Begbies Traynor, the insolvency and property advisory specialist which has offices in Derby, Leicester, Lincoln, Loughborough, Northampton and Nottingham, has hailed another year of strong financial performance which has seen a seventh consecutive year of dividend growth and a six-fold increase in profit since 2014.
Annual revenues for the period to April 30, 2024, came in at £136.7m, compared with £121.8m the previous year, although pre-tax profits slipped slightly from £6m in 2023 to £5.8m.
Business recovery and advisory showed seven percent growth in revenues (six per cent organic), led by business recovery, up 13%, while property advisory achieved growth of 26% (seven per cent organic) – a record year for the division.

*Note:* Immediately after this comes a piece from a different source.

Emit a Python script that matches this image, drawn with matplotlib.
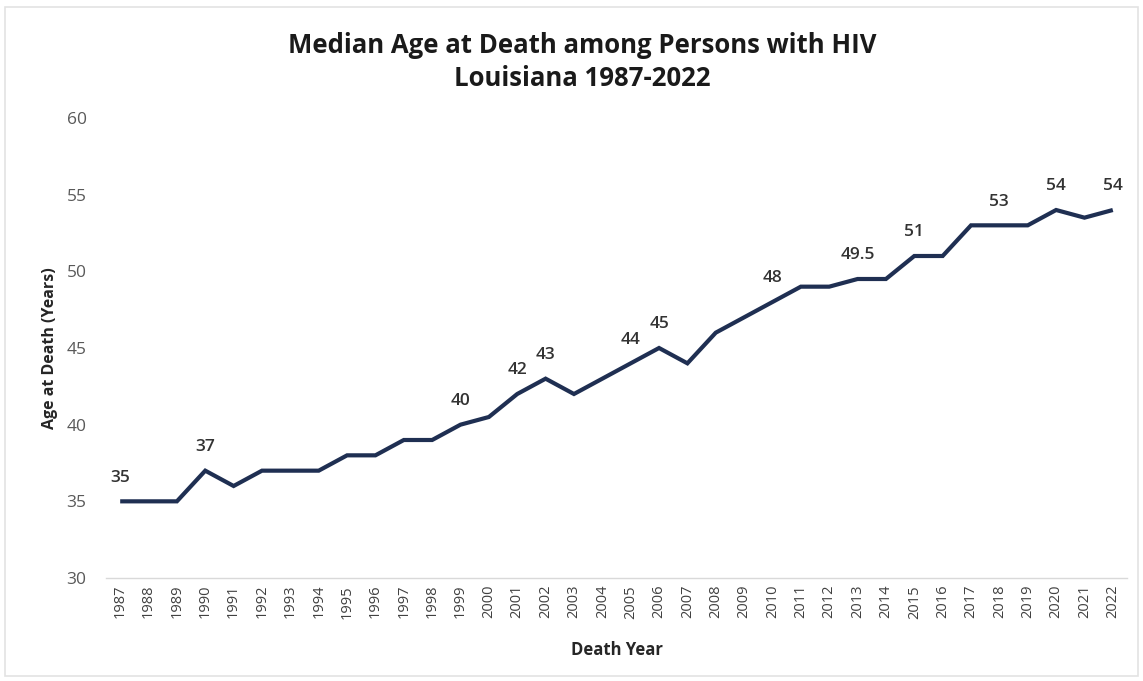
import matplotlib
matplotlib.use("Agg")
import matplotlib.pyplot as plt
from matplotlib.patches import Rectangle

# Median age at death among persons with HIV, Louisiana
years = list(range(1987, 2023))
median_age = [35, 35, 35, 37, 36, 37, 37, 37, 38, 38, 39, 39, 40, 40.5,
              42, 43, 42, 43, 44, 45, 44, 46, 47, 48, 49, 49, 49.5, 49.5,
              51, 51, 53, 53, 53, 54, 53.5, 54]
labeled_years = [1987, 1990, 1999, 2001, 2002, 2005, 2006, 2010, 2013,
                 2015, 2018, 2020, 2022]
y_ticks = [30, 35, 40, 45, 50, 55, 60]

title = "Median Age at Death among Persons with HIV\nLouisiana 1987-2022"
x_label = "Death Year"
y_label = "Age at Death (Years)"

FONT = ["Open Sans", "DejaVu Sans"]
plt.rcParams["font.family"] = FONT

fig = plt.figure(figsize=(11.43, 6.81), dpi=100)
fig.patch.set_facecolor("white")
W, H = 1143, 681
ax = fig.add_axes([106 / W, 1 - 578 / H, (1127 - 106) / W, (578 - 118) / H])

# light frame around the chart area
fig.patches.append(Rectangle((5 / W, 5 / H), 1133 / W, 669 / H,
                             transform=fig.transFigure, fill=False,
                             edgecolor="#e3e3e3", linewidth=1.2))

xs = list(range(len(years)))
line_color = "#1f2f52"
ax.plot(xs, median_age, color=line_color, linewidth=3.0,
        solid_joinstyle="miter", solid_capstyle="butt")

for yr in labeled_years:
    i = years.index(yr)
    v = median_age[i]
    txt = f"{v:g}"
    ax.annotate(txt, (i, v), xytext=(0, 17), textcoords="offset points",
                ha="center", va="center", fontsize=12.5, fontweight="semibold",
                color="#333333")

ax.set_xlim(-0.5, len(years) - 0.5)
ax.set_ylim(30, 60)
ax.set_yticks(y_ticks)
ax.set_yticklabels([str(t) for t in y_ticks], fontsize=12.5, color="#595959")
ax.set_xticks(xs)
ax.set_xticklabels([str(y) for y in years], rotation=90, fontsize=10.5,
                   color="#404040")
ax.tick_params(axis="both", length=0)
ax.tick_params(axis="y", pad=14)
ax.tick_params(axis="x", pad=5)

for s in ["top", "right", "left"]:
    ax.spines[s].set_visible(False)
ax.spines["bottom"].set_color("#d9d9d9")
ax.spines["bottom"].set_linewidth(1.0)

ax.set_xlabel(x_label, fontsize=12, fontweight="bold", color="#262626",
              labelpad=16)
ax.set_ylabel(y_label, fontsize=11.5, fontweight="bold", color="#262626",
              labelpad=6)

fig.text(582 / W, 1 - 62 / H, title, ha="center", va="center",
         fontsize=18.5, fontweight="bold", color="#1a1a1a", linespacing=1.25)

fig.savefig("out.png", dpi=100, facecolor="white")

The company completed four earnings-accretive acquisitions in the financial year, which contributed £5m to reported revenues.
The annual shareholder dividend is increasing by five per cent, from 3.8p per share to 4p.
Net debt stood at £1.4m, against a £3m surplus the previous year. Begbies said net debt lower than originally anticipated, having absorbed acquisition consideration and the funding of EBT share purchases totalling £11.1m.
Activity levels across all service lines are encouraging for the current financial year, Begbies said.
Business recovery activity is expected to be maintained at elevated levels going into 2025, while advisory and corporate finance is expected to improve performance, with the anticipated recovery in M&A activity and continuing positive activity levels within debt advisory and funding.
Property advisory has good momentum and prospects for further acquisitive and organic development.
Executive chairman, Ric Traynor, said: “I am pleased to report on another successful year of strong financial performance, which now represents a decade of profitable growth.
“This has been driven by our proven growth strategy of investing in organic development and earnings enhancing M&A, resulting in a diversified and resilient business. We have delivered value to shareholders across the cycle having tripled the size of the business with a six-fold increase in profit since 2014.”
He added: “We have started the new year confident of a further year of growth, in line with market expectations. Activity levels across our service lines are encouraging with positive momentum across the group.
“Overall, our broad range of services, diversified client base, organic growth initiatives and pipeline of acquisition opportunities, leaves us confident of continuing our track record of growth.”
He said there will be an update on trading at the annual general meeting in September 2024.